WHAT THE TASK ASKS. Leave out the pictures and copy everything else below exactly.

## Begin DATA

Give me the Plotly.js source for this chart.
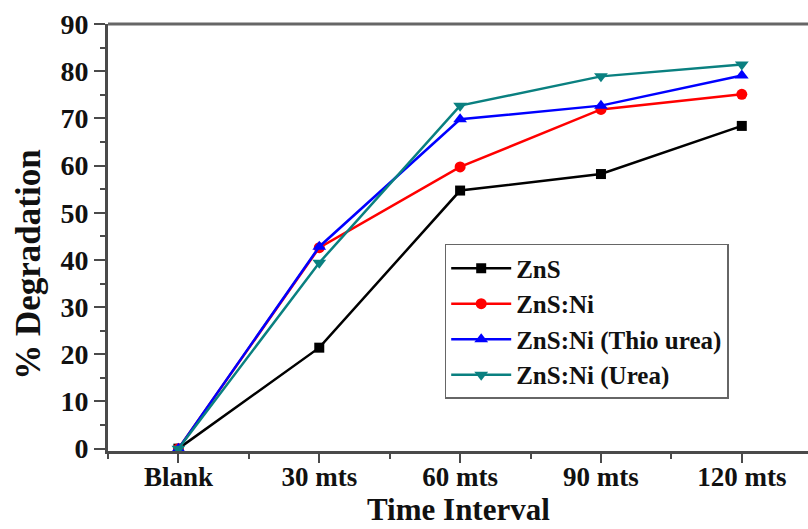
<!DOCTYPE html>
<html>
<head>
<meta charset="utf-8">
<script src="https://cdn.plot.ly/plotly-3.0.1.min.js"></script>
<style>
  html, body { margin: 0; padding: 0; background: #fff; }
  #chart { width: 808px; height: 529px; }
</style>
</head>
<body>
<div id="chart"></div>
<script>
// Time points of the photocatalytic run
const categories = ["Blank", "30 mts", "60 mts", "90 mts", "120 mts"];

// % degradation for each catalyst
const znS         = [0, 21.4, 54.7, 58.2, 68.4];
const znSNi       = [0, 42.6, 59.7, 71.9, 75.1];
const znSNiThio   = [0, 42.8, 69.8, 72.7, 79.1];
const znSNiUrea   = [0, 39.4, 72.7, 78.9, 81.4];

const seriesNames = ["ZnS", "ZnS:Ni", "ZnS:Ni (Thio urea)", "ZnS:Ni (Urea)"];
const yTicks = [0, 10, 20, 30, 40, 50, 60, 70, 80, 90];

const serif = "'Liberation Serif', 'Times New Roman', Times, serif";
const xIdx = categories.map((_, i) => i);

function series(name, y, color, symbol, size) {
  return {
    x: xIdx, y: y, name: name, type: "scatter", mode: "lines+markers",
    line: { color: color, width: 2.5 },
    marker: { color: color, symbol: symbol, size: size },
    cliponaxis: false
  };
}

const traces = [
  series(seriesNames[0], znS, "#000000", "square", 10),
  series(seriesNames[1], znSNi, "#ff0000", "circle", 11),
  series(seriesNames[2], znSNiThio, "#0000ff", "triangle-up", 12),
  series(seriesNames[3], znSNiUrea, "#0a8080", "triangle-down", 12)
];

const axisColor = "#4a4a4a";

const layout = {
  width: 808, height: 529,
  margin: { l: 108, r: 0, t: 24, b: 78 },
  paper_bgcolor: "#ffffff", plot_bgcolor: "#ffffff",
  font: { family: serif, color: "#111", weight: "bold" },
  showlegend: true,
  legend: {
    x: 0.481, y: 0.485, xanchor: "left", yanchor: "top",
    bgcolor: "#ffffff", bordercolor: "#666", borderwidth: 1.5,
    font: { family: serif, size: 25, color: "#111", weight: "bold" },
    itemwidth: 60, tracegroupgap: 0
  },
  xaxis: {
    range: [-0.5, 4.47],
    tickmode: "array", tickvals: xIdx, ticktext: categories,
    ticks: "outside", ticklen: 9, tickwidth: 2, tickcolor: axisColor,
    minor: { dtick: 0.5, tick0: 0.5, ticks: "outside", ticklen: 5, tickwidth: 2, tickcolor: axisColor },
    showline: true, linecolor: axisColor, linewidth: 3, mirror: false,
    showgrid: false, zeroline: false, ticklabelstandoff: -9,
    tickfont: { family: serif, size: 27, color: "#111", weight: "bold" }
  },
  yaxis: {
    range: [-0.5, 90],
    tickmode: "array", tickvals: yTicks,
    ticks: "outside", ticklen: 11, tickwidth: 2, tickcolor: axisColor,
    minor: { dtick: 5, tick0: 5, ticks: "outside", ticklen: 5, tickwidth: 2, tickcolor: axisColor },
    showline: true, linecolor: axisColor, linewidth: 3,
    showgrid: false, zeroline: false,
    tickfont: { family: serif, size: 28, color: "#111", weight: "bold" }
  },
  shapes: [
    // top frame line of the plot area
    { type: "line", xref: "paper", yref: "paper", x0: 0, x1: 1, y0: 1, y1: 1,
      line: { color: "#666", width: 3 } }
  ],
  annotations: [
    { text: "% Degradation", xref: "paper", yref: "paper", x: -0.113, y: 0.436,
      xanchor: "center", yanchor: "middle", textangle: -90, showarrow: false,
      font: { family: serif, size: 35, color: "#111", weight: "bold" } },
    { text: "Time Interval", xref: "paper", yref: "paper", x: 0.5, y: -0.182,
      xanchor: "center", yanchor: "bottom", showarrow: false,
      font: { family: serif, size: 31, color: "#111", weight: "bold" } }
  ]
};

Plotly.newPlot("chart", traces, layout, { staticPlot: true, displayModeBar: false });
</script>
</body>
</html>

## End DATA

TASK SOLUTION.
Give me the Plotly.js source for this chart.
<!DOCTYPE html>
<html>
<head>
<meta charset="utf-8">
<script src="https://cdn.plot.ly/plotly-3.0.1.min.js"></script>
<style>
  html, body { margin: 0; padding: 0; background: #fff; }
  #chart { width: 808px; height: 529px; }
</style>
</head>
<body>
<div id="chart"></div>
<script>
// Time points of the photocatalytic run
const categories = ["Blank", "30 mts", "60 mts", "90 mts", "120 mts"];

// % degradation for each catalyst
const znS         = [0, 21.4, 54.7, 58.2, 68.4];
const znSNi       = [0, 42.6, 59.7, 71.9, 75.1];
const znSNiThio   = [0, 42.8, 69.8, 72.7, 79.1];
const znSNiUrea   = [0, 39.4, 72.7, 78.9, 81.4];

const seriesNames = ["ZnS", "ZnS:Ni", "ZnS:Ni (Thio urea)", "ZnS:Ni (Urea)"];
const yTicks = [0, 10, 20, 30, 40, 50, 60, 70, 80, 90];

const serif = "'Liberation Serif', 'Times New Roman', Times, serif";
const xIdx = categories.map((_, i) => i);

function series(name, y, color, symbol, size) {
  return {
    x: xIdx, y: y, name: name, type: "scatter", mode: "lines+markers",
    line: { color: color, width: 2.5 },
    marker: { color: color, symbol: symbol, size: size },
    cliponaxis: false
  };
}

const traces = [
  series(seriesNames[0], znS, "#000000", "square", 10),
  series(seriesNames[1], znSNi, "#ff0000", "circle", 11),
  series(seriesNames[2], znSNiThio, "#0000ff", "triangle-up", 12),
  series(seriesNames[3], znSNiUrea, "#0a8080", "triangle-down", 12)
];

const axisColor = "#4a4a4a";

const layout = {
  width: 808, height: 529,
  margin: { l: 108, r: 0, t: 24, b: 78 },
  paper_bgcolor: "#ffffff", plot_bgcolor: "#ffffff",
  font: { family: serif, color: "#111", weight: "bold" },
  showlegend: true,
  legend: {
    x: 0.481, y: 0.485, xanchor: "left", yanchor: "top",
    bgcolor: "#ffffff", bordercolor: "#666", borderwidth: 1.5,
    font: { family: serif, size: 25, color: "#111", weight: "bold" },
    itemwidth: 60, tracegroupgap: 0
  },
  xaxis: {
    range: [-0.5, 4.47],
    tickmode: "array", tickvals: xIdx, ticktext: categories,
    ticks: "outside", ticklen: 9, tickwidth: 2, tickcolor: axisColor,
    minor: { dtick: 0.5, tick0: 0.5, ticks: "outside", ticklen: 5, tickwidth: 2, tickcolor: axisColor },
    showline: true, linecolor: axisColor, linewidth: 3, mirror: false,
    showgrid: false, zeroline: false, ticklabelstandoff: -9,
    tickfont: { family: serif, size: 27, color: "#111", weight: "bold" }
  },
  yaxis: {
    range: [-0.5, 90],
    tickmode: "array", tickvals: yTicks,
    ticks: "outside", ticklen: 11, tickwidth: 2, tickcolor: axisColor,
    minor: { dtick: 5, tick0: 5, ticks: "outside", ticklen: 5, tickwidth: 2, tickcolor: axisColor },
    showline: true, linecolor: axisColor, linewidth: 3,
    showgrid: false, zeroline: false,
    tickfont: { family: serif, size: 28, color: "#111", weight: "bold" }
  },
  shapes: [
    // top frame line of the plot area
    { type: "line", xref: "paper", yref: "paper", x0: 0, x1: 1, y0: 1, y1: 1,
      line: { color: "#666", width: 3 } }
  ],
  annotations: [
    { text: "% Degradation", xref: "paper", yref: "paper", x: -0.113, y: 0.436,
      xanchor: "center", yanchor: "middle", textangle: -90, showarrow: false,
      font: { family: serif, size: 35, color: "#111", weight: "bold" } },
    { text: "Time Interval", xref: "paper", yref: "paper", x: 0.5, y: -0.182,
      xanchor: "center", yanchor: "bottom", showarrow: false,
      font: { family: serif, size: 31, color: "#111", weight: "bold" } }
  ]
};

Plotly.newPlot("chart", traces, layout, { staticPlot: true, displayModeBar: false });
</script>
</body>
</html>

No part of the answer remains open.